A year after closing his Coffee Works A2, Matthew Bjurman, the owner of the popular Milan Coffee Works, has partnered with former employee Kara Huckabone to return to Ann Arbor. Vertex Coffee Roasters is a separate entity, but Bjurman will be using the same equipment to create unique blends for each location. “It’s like a sister company,” says Huckabone.

“The name Vertex was inspired by our actual location as a vertex of two roads,” Huckabone explains–the triangular southwest corner of South University and Washtenaw. “And then also we’re kind of at the edge of campus and the townie community–Angell Elementary is right over there–so we’re hoping to kind of be a vertex for that as well.”

Vertex replaces Mighty Good Coffee in a glassed-in corner of Campus Realty’s m office-apartment building on the corner. Designed by local Midcentury Modern architect Jim Livingston, it’s one of several stylish low-rise campus-area apartments built by the Campus Realty’s late founder Jack Stegeman–who also developed the Campus Inn and Tower Plaza. Bjurman and Huckabone have underscored the bright windows and stark white walls with dark stained wood shelves and furniture. Huckabone says they’re adding pillows to the window benches “so you don’t have to think about how it looks from the outside to be leaning against the window.”

The fourteen-item wood-tiled menu on the wall evokes a stack of Scrabble racks and features three different techniques of coffee brewing: drip, manual, and “flash chilled.” “Instead of cold brew, it’s another kind of cold coffee,” says Huckabone. “We brew it hot over ice.” The shop also offers a selection of gluten-free pastries from local bakeries, including Tasty Bakery and Why Not Pie. “I’m gluten-free, so it’s kind of partially selfish,” says Huckabone.

While Bjurman had to run Coffee Works A2 from his home base in Milan, Huckabone, a U-M grad, is Vertex’s full-time woman-on-the-ground. Though she taught music in the Ann Arbor Public Schools after graduation, she says, “I always knew I wanted to work in coffee.” A longtime patron of Milan Coffeeworks, she left the schools last June to become Bjurman’s director of coffee education–teaching classes on “coffee basics.”

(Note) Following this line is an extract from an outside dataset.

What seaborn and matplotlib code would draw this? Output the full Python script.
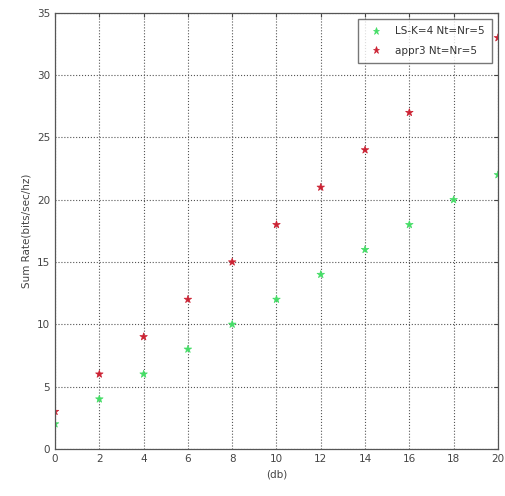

When Bjurman heard that the Mighty Good Coffee owners were closing their retail shops (Marketplace Changes, May), he suggested that she open her own, but the two decided their working relationship was worth preserving. “He’s just been really supportive of my ideas and wanting to grow and my professional development, and we work well together,” says Huckabone. “So it was pretty easy to say like, oh, the next step would be business partners. We always felt like colleagues.”